I am the goddess…
…of every world I create.
My mentor, screenwriter Gerard Brown III (Juice, Happily Ever After) taught me that, and when I got deeper into music, I understood it differently. I wasn't just making songs, I was building a city. Nocturne City, dark, cinematic, alive at night; a place that could only come from me.
I come from Bushwick, Brooklyn (dark siiiidddeeeee), one of three children raised by three Deaf parents. A CODA (Child of Deaf Adults), I grew up in a house where communication was all in the hands, the body, the eyes, the energy, and the space between words. Silence wasn’t quiet in our home, it loud and full of life. It actually was the first language I ever learned to read.
I believe we come in threes, it's embedded in our DNA. The Holy Trinity. The three pyramids. Time, space, and matter. Heart, mind, and soul. The foundational structure of every story ever told — three acts. As one who doesn’t believe in coincidences, that’s quite telling, it’s divine. Three is the crux of everything that lasts so when I began to learn myself as an artist...as a person, I didn't find one version of me. There were...you guessed it, three. The Whimsical One who offers grace, the Unapologetic One who speaks boldly, and the Spiritual One who leads. These are the three most prominent dimensions of who I am. The subversions? We can talk about those another day.
I came to music through grief. In 2019, I lost my step pops. One of those three Deaf parents who shaped everything I understand about story, feeling, and what it means to truly be heard. For years, I fell into the same hole of isolation around the time he exchanged his feet for wings, then one day, sound broke through and pulled me back to life. I felt like I owed it something back. Then in January, I almost stopped. I lost my cousin/sister. I didn't want to keep going. But her last words before she grew her halo was, “You are the only thing that is in your way. If you don't do what you need to do in 2026, I'm not going to encourage you anymore.” Those words echoe in the grief. The silence. The doubt. When I’m Still. So I refuel and keep on trucking. For her. For me. For my purpose.

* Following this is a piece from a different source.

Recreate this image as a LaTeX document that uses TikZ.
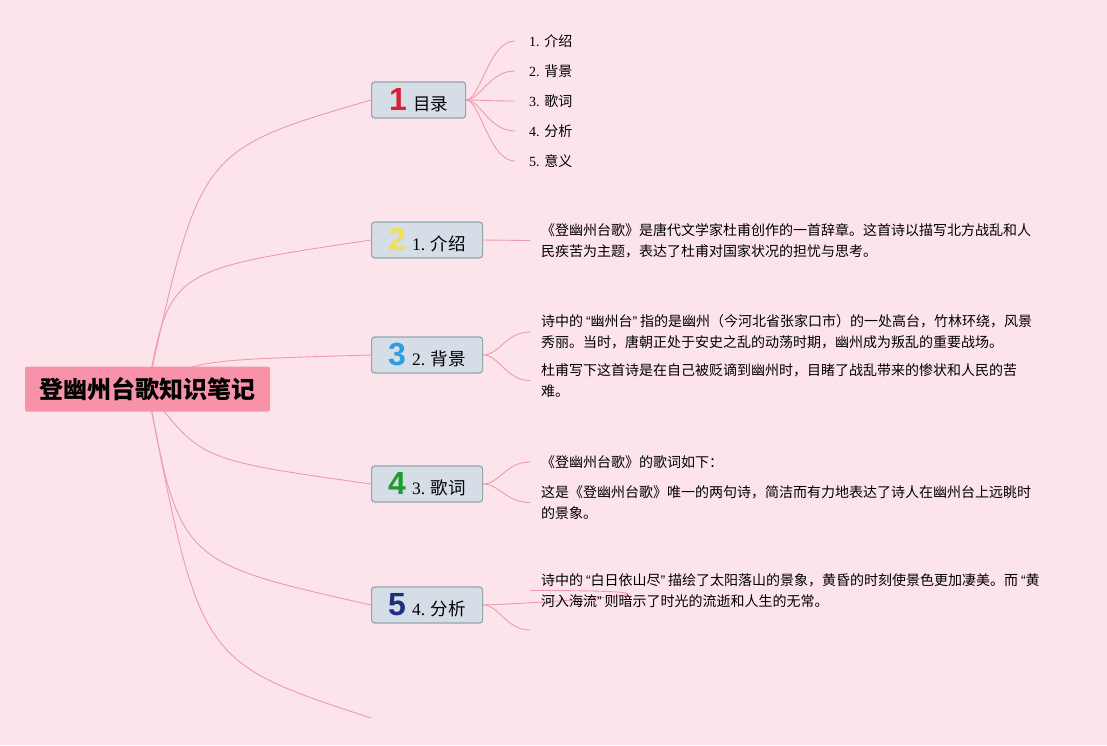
\documentclass[tikz,border=0pt]{standalone}
\usepackage{fontspec}
\setmainfont{Liberation Serif}
\newfontfamily\cjk{Noto Sans CJK SC}
\newfontfamily\digitfont{Liberation Sans}
\usetikzlibrary{backgrounds}
\definecolor{cbg}{HTML}{FDE4EA}
\definecolor{croot}{HTML}{F892A8}
\definecolor{cline}{HTML}{EE9AB4}
\definecolor{cbox}{HTML}{D5DDE6}
\definecolor{cboxline}{HTML}{8FA9AD}
\definecolor{cred}{HTML}{D8213B}
\definecolor{cyellow}{HTML}{F4DE52}
\definecolor{cblue}{HTML}{2E9BE2}
\definecolor{cgreen}{HTML}{1D9B2C}
\definecolor{cnavy}{HTML}{1F2E82}
\newcommand\icon[2]{{\digitfont\bfseries\fontsize{32}{32}\selectfont\color{#1}#2}\hspace{6pt}}
\newcommand\oq{\makebox[7.5pt][r]{\digitfont “}}
\newcommand\cq{\makebox[7.5pt][l]{\digitfont ”}}
\tikzset{
  every picture/.style={x=1pt, y=-1pt},
  root/.style={fill=croot, rounded corners=2pt, minimum width=245pt, minimum height=45pt, inner sep=0pt, font=\cjk\bfseries\fontsize{24}{24}\selectfont},
  branch/.style={draw=cboxline, fill=cbox, line width=1.2pt, rounded corners=3pt, anchor=west, minimum height=36pt, inner sep=0pt, font=\fontsize{17.5}{18}\selectfont},
  item/.style={anchor=west, inner xsep=14pt, inner ysep=0pt, font=\fontsize{14}{16}\selectfont},
  para/.style={anchor=west, inner xsep=11pt, inner ysep=0pt, align=left, font=\cjk\fontsize{14}{21}\selectfont},
  link/.style={draw=cline, line width=0.9pt},
}

\begin{document}
\begin{tikzpicture}
  \begin{scope}[on background layer]
    \fill[cbg] (0,0) rectangle (1107,745);
  \end{scope}
  \useasboundingbox (0,0) rectangle (1107,745);

  \node[root] (root) at (147.5,389) {登幽州台歌知识笔记};

  \node[branch, minimum width=94pt] (n1) at (371,100) {\icon{cred}{1}{\cjk 目录}};
  \node[branch, minimum width=111pt] (n2) at (371,240) {\icon{cyellow}{2}1. {\cjk 介绍}};
  \node[branch, minimum width=111pt] (n3) at (371,355) {\icon{cblue}{3}2. {\cjk 背景}};
  \node[branch, minimum width=111pt] (n4) at (371,484) {\icon{cgreen}{4}3. {\cjk 歌词}};
  \node[branch, minimum width=111pt] (n5) at (371,605) {\icon{cnavy}{5}4. {\cjk 分析}};
  \coordinate (e6) at (371,718);

  % table of contents
  \foreach \i/\y/\t in {1/41/介绍, 2/71/背景, 3/101/歌词, 4/131/分析, 5/161/意义}
    \node[item] (i\i) at (515,\y) {\i. {\cjk \t}};

  \node[para] (t21) at (530,240.5) {《登幽州台歌》是唐代文学家杜甫创作的一首辞章。这首诗以描写北方战乱和人\\民疾苦为主题，表达了杜甫对国家状况的担忧与思考。};
  \node[para] (t31) at (530,332) {诗中的\oq 幽州台\cq 指的是幽州（今河北省张家口市）的一处高台，竹林环绕，风景\\秀丽。当时，唐朝正处于安史之乱的动荡时期，幽州成为叛乱的重要战场。};
  \node[para] (t32) at (530,380.5) {杜甫写下这首诗是在自己被贬谪到幽州时，目睹了战乱带来的惨状和人民的苦\\难。};
  \node[para] (t41) at (530,462) {《登幽州台歌》的歌词如下：};
  \node[para] (t42) at (530,502.5) {这是《登幽州台歌》唯一的两句诗，简洁而有力地表达了诗人在幽州台上远眺时\\的景象。};
  \node[para] (t51) at (530,590.5) {诗中的\oq 白日依山尽\cq 描绘了太阳落山的景象，黄昏的时刻使景色更加凄美。而\oq 黄\\河入海流\cq 则暗示了时光的流逝和人生的无常。};
  \coordinate (e52) at (530,630);

  \begin{scope}[on background layer]
    \foreach \n/\c in {n1/{(200,150)}, n2/{(170,270)}, n3/{(195,360)}, n4/{(200,460)}, n5/{(180,562)}, e6/{(200,662)}}
      \draw[link] (root.center) .. controls \c .. (\n.west);
    \foreach \i in {1,...,5}
      \draw[link] (n1.east) .. controls +(14,0) and +(-26,0) .. (i\i.west);
    \draw[link] (n2.east) -- (t21.west);
    \foreach \t in {t31, t32}
      \draw[link] (n3.east) .. controls +(16,0) and +(-24,0) .. (\t.west);
    \foreach \t in {t41, t42}
      \draw[link] (n4.east) .. controls +(16,0) and +(-24,0) .. (\t.west);
    \foreach \t in {t51, e52}
      \draw[link] (n5.east) .. controls +(16,0) and +(-24,0) .. (\t);
  \end{scope}
\end{tikzpicture}
\end{document}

I have to confront myself. Activate myself. Defeat myself. That's the only way to get to the next level. I AM Bowser.
I can't fully shake my theater and film background and I've stopped trying to. That art is me. I just use those tools now to sharpen something I newly discovered I could do. My bars are cinematic because I am cinematic and my world has texture because I was trained to build worlds. My mission has always been the same whether I'm writing scripts or rapping: I want to create works that can be universally enjoyed. That offer an escape even just for a moment from everything holding us down. There is enough to be stressed about. I want to give people somewhere to go and something they can return to, revisit, and feel something new every single time.
Nocturne City is that place. Welcome.